Tout comme vous, je l’attendais, elle est enfin arrivée: cette vague de fraîcheur salvatrice venue percer puis évacuer le dôme de chaleur étouffante de cette fin de mois d’août 2023. Avec elle cependant, des journées plus sombres durant lesquelles nous ressentons un cruel manque de lumière.

Le ventilateur et la machine à glaçons tout juste mis de côté, je me demande déjà comment éclairer davantage les pièces de mon appartement, comment donner de l’éclat à mes journées à la tonalité soudainement morne. Ce qui n’est pas chose aisée puisque même mon chat ne manque pas d’éteindre ma lampe de bureau tactile. Et moi qui croyais que l’on jouait dans la même équipe… Ô rage et déception! (vous saisissez le calembour?)

Pas question de me laisser abattre par la grisaille, j’en ai vu d’autres! J’allume mon haut-parleur connecté pour écouter Otis Redding me susurrer des mots doux. Et me voilà accourant vers le tiroir où je range mes bougies colorées, parfumées et résolument réconfortantes. Illumineront-elles ou éclaireront-elles ces quelques jours grisâtres en attendant le retour d’un temps plus estival? Quelle est la différence entre éclairer et illuminer? Plongeons notre nez dans le dico pour éclairer notre lanterne!

Ces deux verbes sont d’origine latine. Éclairer provient du latin populaire exclarare (datant approximativement de 1200), composé du préfixe ex- et de la forme latine clarare. Illuminer est un emprunt de 1200 environ au latin classique (c’est-à-dire de l’Antiquité) illuminare, qui signifiait «éclairer, illuminer» ou «orner», ou au figuré «mettre en lumière, rendre illustre». Illuminare qui lui-même a pris le sens particulier de «rendre la vue», «éclairer, instruire» en latin chrétien (le latin parlé dans les cercles chrétiens entre le 1er et le 8e siècle ap. J.-C.).

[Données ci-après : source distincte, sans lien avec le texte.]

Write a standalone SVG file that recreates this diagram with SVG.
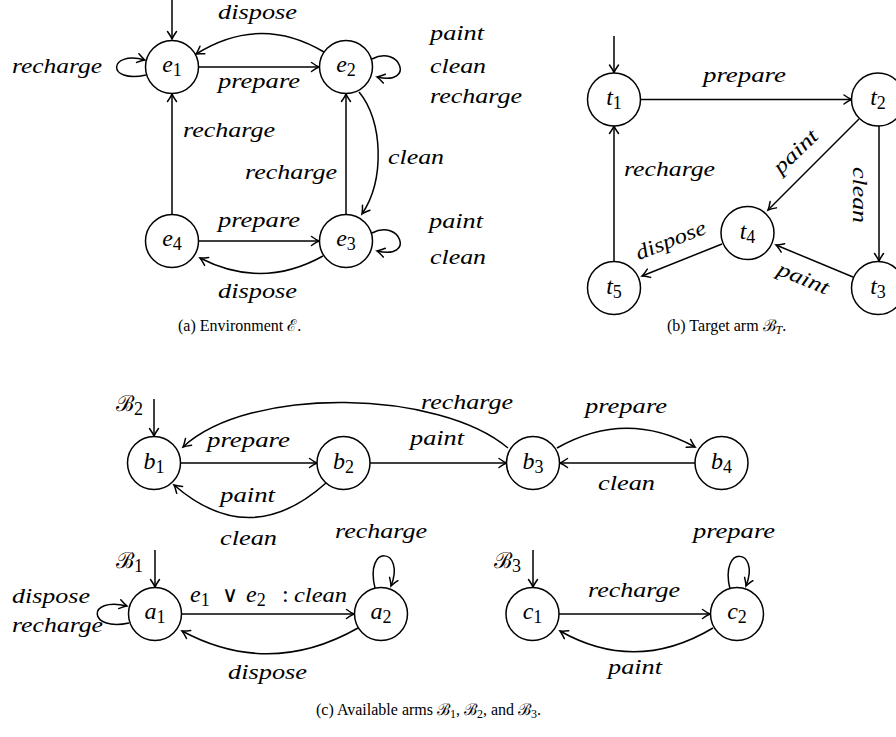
<svg xmlns="http://www.w3.org/2000/svg" width="896" height="737" viewBox="0 0 896 737">
<style>
.nd{fill:#fff;stroke:#000;stroke-width:1.5}
.ed{fill:none;stroke:#000;stroke-width:1.5;marker-end:url(#ah)}
.lb{font-family:"Liberation Serif","DejaVu Serif",serif;font-style:italic;font-size:21px;fill:#000}
.mt{font-family:"Liberation Serif","DejaVu Serif",serif;font-style:italic;font-size:24px;fill:#000}
.sb{font-style:normal;font-size:18px}
.op{font-family:"DejaVu Sans",sans-serif;font-style:normal;font-weight:normal;font-size:22px}
.sc{font-family:"Liberation Serif","DejaVu Serif",serif;font-size:22px;fill:#000}
.cp{font-family:"Liberation Serif","DejaVu Serif",serif;font-size:16px;fill:#000}
</style>
<defs>
<marker id="ah" viewBox="-10 -6 12 12" refX="0" refY="0" markerWidth="12" markerHeight="12" markerUnits="userSpaceOnUse" orient="auto" overflow="visible">
<path d="M-7.5,-4.5 Q-2.5,-1 0,0 Q-2.5,1 -7.5,4.5" fill="none" stroke="#000" stroke-width="1.5" stroke-linecap="round"/>
</marker>
</defs>
<rect width="896" height="737" fill="#fff"/>

<g id="connectors">
<!-- (a) environment -->
<path class="ed" d="M172,0 L172,39"/>
<path class="ed" d="M199,67 L319,67"/>
<path class="ed" d="M324,52 Q260,14 196,54"/>
<path class="ed" d="M372,59 C400,44 416,86 377,77"/>
<path class="ed" d="M146,75 C106,84 108,50 145,60"/>
<path class="ed" d="M359,92 C383,120 385,180 362,214"/>
<path class="ed" d="M346,214.5 L346,94"/>
<path class="ed" d="M172,214.5 L172,94"/>
<path class="ed" d="M198.5,241 L319,241"/>
<path class="ed" d="M323,256 Q262,290 200,258"/>
<path class="ed" d="M372,233 C400,218 416,260 377,251"/>
<!-- (b) target -->
<path class="ed" d="M614,36 L614,72.5"/>
<path class="ed" d="M641,99.5 L851.5,99.5"/>
<path class="ed" d="M859,119 L768,210"/>
<path class="ed" d="M879,126 L879,261"/>
<path class="ed" d="M853,277 L776,245"/>
<path class="ed" d="M722,244 L642,276"/>
<path class="ed" d="M614,261.5 L614,126"/>
<!-- (c) B2 -->
<path class="ed" d="M154,399 L154,436"/>
<path class="ed" d="M180.5,463 L317,463"/>
<path class="ed" d="M370,463 L506.5,463"/>
<path class="ed" d="M508,448 C440,390 250,385 183,447"/>
<path class="ed" d="M326,483 Q250,551 174,485"/>
<path class="ed" d="M557,448 Q626,409 695,447"/>
<path class="ed" d="M695,463 L560,463"/>
<!-- B1 -->
<path class="ed" d="M155,550 L155,587"/>
<path class="ed" d="M129,623 C88,632 86,596 127,606"/>
<path class="ed" d="M181.5,614 L354,614"/>
<path class="ed" d="M358,628 Q270,678 182,631"/>
<path class="ed" d="M375,588 C364,543 406,548 391,586"/>
<!-- B3 -->
<path class="ed" d="M533,550 L533,587"/>
<path class="ed" d="M559,614 L710,614"/>
<path class="ed" d="M713,628 Q636,674 560,631"/>
<path class="ed" d="M730,589 C719,544 761,548 746,586"/>
</g>

<g id="edge-labels">
<text class="lb" x="218" y="19" textLength="79" lengthAdjust="spacingAndGlyphs">dispose</text>
<text class="lb" x="12" y="73" textLength="90" lengthAdjust="spacingAndGlyphs">recharge</text>
<text class="lb" x="218" y="88" textLength="82" lengthAdjust="spacingAndGlyphs">prepare</text>
<text class="lb" x="430" y="40" textLength="54" lengthAdjust="spacingAndGlyphs">paint</text>
<text class="lb" x="430" y="73" textLength="56" lengthAdjust="spacingAndGlyphs">clean</text>
<text class="lb" x="430" y="103" textLength="92" lengthAdjust="spacingAndGlyphs">recharge</text>
<text class="lb" x="388" y="164" textLength="56" lengthAdjust="spacingAndGlyphs">clean</text>
<text class="lb" x="183" y="137" textLength="92" lengthAdjust="spacingAndGlyphs">recharge</text>
<text class="lb" x="245" y="179" textLength="92" lengthAdjust="spacingAndGlyphs">recharge</text>
<text class="lb" x="218" y="227" textLength="82" lengthAdjust="spacingAndGlyphs">prepare</text>
<text class="lb" x="218" y="298" textLength="79" lengthAdjust="spacingAndGlyphs">dispose</text>
<text class="lb" x="429" y="228" textLength="54" lengthAdjust="spacingAndGlyphs">paint</text>
<text class="lb" x="430" y="264" textLength="56" lengthAdjust="spacingAndGlyphs">clean</text>

<text class="lb" x="703" y="82" textLength="83" lengthAdjust="spacingAndGlyphs">prepare</text>
<text class="lb" x="624" y="176" textLength="91" lengthAdjust="spacingAndGlyphs">recharge</text>
<text class="lb" transform="translate(796,152) rotate(-44)" x="-27" y="6" textLength="54" lengthAdjust="spacingAndGlyphs">paint</text>
<text class="lb" transform="translate(859,195) rotate(90)" x="-28" y="6" textLength="56" lengthAdjust="spacingAndGlyphs">clean</text>
<text class="lb" transform="translate(671,241) rotate(-21.8)" x="-37" y="6" textLength="74" lengthAdjust="spacingAndGlyphs">dispose</text>
<text class="lb" transform="translate(803,279) rotate(22.6)" x="-27" y="6" textLength="54" lengthAdjust="spacingAndGlyphs">paint</text>

<text class="lb" x="207" y="447" textLength="83" lengthAdjust="spacingAndGlyphs">prepare</text>
<text class="lb" x="410" y="445" textLength="54" lengthAdjust="spacingAndGlyphs">paint</text>
<text class="lb" x="421" y="409" textLength="92" lengthAdjust="spacingAndGlyphs">recharge</text>
<text class="lb" x="585" y="413" textLength="82" lengthAdjust="spacingAndGlyphs">prepare</text>
<text class="lb" x="598" y="490" textLength="57" lengthAdjust="spacingAndGlyphs">clean</text>
<text class="lb" x="220" y="502" textLength="55" lengthAdjust="spacingAndGlyphs">paint</text>
<text class="lb" x="220" y="545" textLength="57" lengthAdjust="spacingAndGlyphs">clean</text>

<text class="lb" x="12" y="603" textLength="78" lengthAdjust="spacingAndGlyphs">dispose</text>
<text class="lb" x="12" y="632" textLength="91" lengthAdjust="spacingAndGlyphs">recharge</text>
<text class="mt" y="602"><tspan x="190">e</tspan><tspan class="sb" dy="4">1</tspan><tspan class="op" x="222" dy="-4">∨</tspan><tspan x="246">e</tspan><tspan class="sb" dy="4">2</tspan><tspan x="282" dy="-4" style="font-style:normal">:</tspan></text>
<text class="lb" x="294" y="602" textLength="53" lengthAdjust="spacingAndGlyphs">clean</text>
<text class="lb" x="335" y="538" textLength="92" lengthAdjust="spacingAndGlyphs">recharge</text>
<text class="lb" x="228" y="679" textLength="79" lengthAdjust="spacingAndGlyphs">dispose</text>

<text class="lb" x="588" y="597" textLength="92" lengthAdjust="spacingAndGlyphs">recharge</text>
<text class="lb" x="693" y="538" textLength="82" lengthAdjust="spacingAndGlyphs">prepare</text>
<text class="lb" x="608" y="674" textLength="54" lengthAdjust="spacingAndGlyphs">paint</text>

<text class="sc" x="116" y="411">ℬ<tspan class="sb" dy="4">2</tspan></text>
<text class="sc" x="116" y="568">ℬ<tspan class="sb" dy="4">1</tspan></text>
<text class="sc" x="494" y="568">ℬ<tspan class="sb" dy="4">3</tspan></text>
</g>

<g id="e1"><circle class="nd" cx="172" cy="67" r="26.5"/><text class="mt" x="172" y="72" text-anchor="middle">e<tspan class="sb" dy="4">1</tspan></text></g>
<g id="e2"><circle class="nd" cx="346" cy="67" r="26.5"/><text class="mt" x="346" y="72" text-anchor="middle">e<tspan class="sb" dy="4">2</tspan></text></g>
<g id="e3"><circle class="nd" cx="346" cy="241" r="26.5"/><text class="mt" x="346" y="246" text-anchor="middle">e<tspan class="sb" dy="4">3</tspan></text></g>
<g id="e4"><circle class="nd" cx="172" cy="241" r="26.5"/><text class="mt" x="172" y="246" text-anchor="middle">e<tspan class="sb" dy="4">4</tspan></text></g>

<g id="t1"><circle class="nd" cx="614" cy="99.5" r="26.5"/><text class="mt" x="614" y="105" text-anchor="middle">t<tspan class="sb" dy="4">1</tspan></text></g>
<g id="t2"><circle class="nd" cx="878" cy="99.5" r="26.5"/><text class="mt" x="878" y="105" text-anchor="middle">t<tspan class="sb" dy="4">2</tspan></text></g>
<g id="t3"><circle class="nd" cx="878" cy="288" r="26.5"/><text class="mt" x="878" y="294" text-anchor="middle">t<tspan class="sb" dy="4">3</tspan></text></g>
<g id="t4"><circle class="nd" cx="747.5" cy="233" r="26.5"/><text class="mt" x="747.5" y="239" text-anchor="middle">t<tspan class="sb" dy="4">4</tspan></text></g>
<g id="t5"><circle class="nd" cx="614" cy="288" r="26.5"/><text class="mt" x="614" y="294" text-anchor="middle">t<tspan class="sb" dy="4">5</tspan></text></g>

<g id="b1"><circle class="nd" cx="154" cy="463" r="26.5"/><text class="mt" x="154" y="469" text-anchor="middle">b<tspan class="sb" dy="4">1</tspan></text></g>
<g id="b2"><circle class="nd" cx="343.5" cy="463" r="26.5"/><text class="mt" x="343.5" y="469" text-anchor="middle">b<tspan class="sb" dy="4">2</tspan></text></g>
<g id="b3"><circle class="nd" cx="533" cy="463" r="26.5"/><text class="mt" x="533" y="469" text-anchor="middle">b<tspan class="sb" dy="4">3</tspan></text></g>
<g id="b4"><circle class="nd" cx="721.5" cy="463" r="26.5"/><text class="mt" x="721.5" y="469" text-anchor="middle">b<tspan class="sb" dy="4">4</tspan></text></g>

<g id="a1"><circle class="nd" cx="155" cy="614" r="26.5"/><text class="mt" x="155" y="619" text-anchor="middle">a<tspan class="sb" dy="4">1</tspan></text></g>
<g id="a2"><circle class="nd" cx="381" cy="614" r="26.5"/><text class="mt" x="381" y="619" text-anchor="middle">a<tspan class="sb" dy="4">2</tspan></text></g>

<g id="c1"><circle class="nd" cx="532.5" cy="614" r="26.5"/><text class="mt" x="532.5" y="619" text-anchor="middle">c<tspan class="sb" dy="4">1</tspan></text></g>
<g id="c2"><circle class="nd" cx="737" cy="614" r="26.5"/><text class="mt" x="737" y="619" text-anchor="middle">c<tspan class="sb" dy="4">2</tspan></text></g>

<g id="captions">
<text class="cp" x="178" y="331">(a)  Environment ℰ.</text>
<text class="cp" x="667" y="331">(b)  Target arm ℬ<tspan dy="3" font-size="12" font-style="italic">T</tspan><tspan dy="-3">.</tspan></text>
<text class="cp" x="316" y="715">(c)  Available arms ℬ<tspan dy="3" font-size="12">1</tspan><tspan dy="-3">, ℬ</tspan><tspan dy="3" font-size="12">2</tspan><tspan dy="-3">, and ℬ</tspan><tspan dy="3" font-size="12">3</tspan><tspan dy="-3">.</tspan></text>
</g>
</svg>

Du point de vue historique, éclairer possède le sens concret de «répandre la lumière sur qqn ou qqc», et le sens figuré de «rendre clair, compréhensible». Illuminer a d’abord signifié «rendre la vue», puis vers 1350 «éclairer qqn par la lumière de la vérité» (dans un contexte religieux) et «éclairer d’une vive lumière». Dès la fin du 17e siècle, il prend son sens que j’appellerai «de Noël»: «orner de lumières (un monument, une rue, etc.)».

Mais illuminer ne s’emploie pas uniquement en période de Noël: ce verbe signifie aussi de nos jours «éclairer d’une vive lumière», ou encore «mettre un reflet, un éclat lumineux sur» – pensée particulière aux lectrices du Journal des arts et métiers qui illuminent leurs paupières de fards irisés. Éclairer, dans son emploi transitif (avec complément), signifie «répandre la lumière sur qqc ou qqn», que cette lumière soit vive ou non. Dans son sens intransitif (sans complément, à savoir «éclairer tout court»), le verbe prend le sens de «mettre qqn en état de comprendre, de discerner le vrai du faux» (v. informer), ou «rendre clair, intelligible» (v. expliquer).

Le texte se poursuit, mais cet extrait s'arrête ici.